You’re not buying drama; you’re buying reliability.


Negotiation, But Make It Toronto-Polite

  • “If I consolidate pickups to a single location, can we keep this inside four hours?”
  • “Does shifting the start by 20 minutes avoid another billable hour?”
  • “If I prepay today, can we lock this all-in total?”
  • “Please confirm overtime is in 30-minute increments and gratuity is already included.”

Clear, respectful, and specific beats haggling for the sake of it.


When Paying More Is Actually Smart

  • Once-in-a-lifetime events (weddings, milestone birthdays): newer vehicle, veteran chauffeur, precise staging—worth the premium.
  • Complex itineraries with tight timing and photo stops: experience avoids overtime and missed moments.
  • Winter nights or heavy rain: safety, comfort, and punctuality trump bargain hunting.
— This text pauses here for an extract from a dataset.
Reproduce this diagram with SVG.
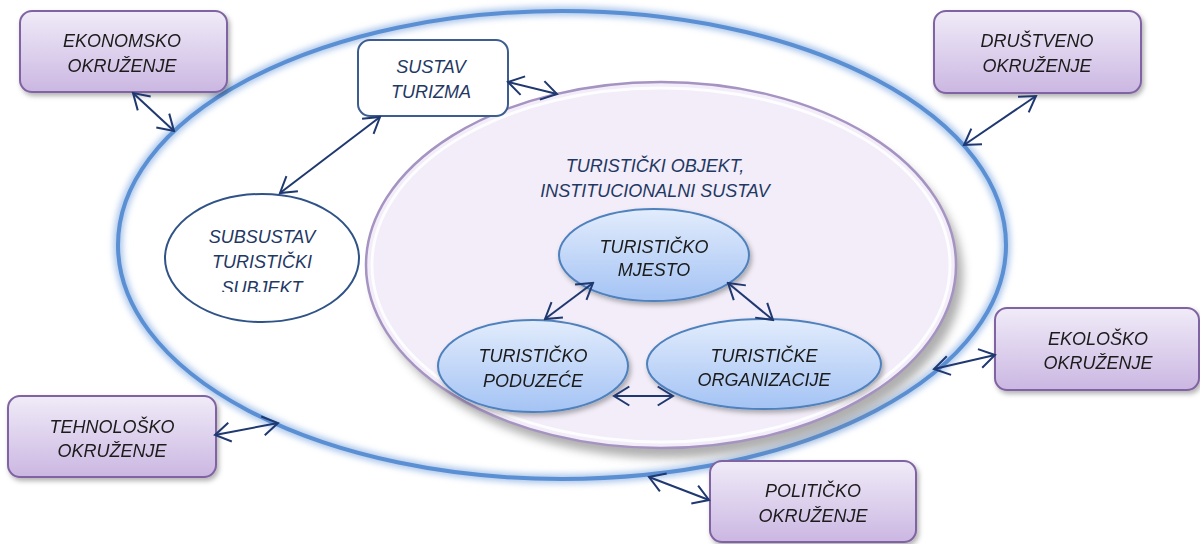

Cheap can be very expensive if the car arrives late, looks tired in photos, or the driver can’t stage at your venue.


The Bottom Line

You overpay for a Toronto stretch limo when you chase a low hourly rate and ignore the invoice mechanics: gratuity, fuel, HST, tolls, overtime, and logistics. Flip the script. Demand one all-in number, verify the exact vehicle, lock overtime rules, and simplify your route. Do that, and you’ll pay a fair price for the night you actually want—calm, coordinated, and right on time.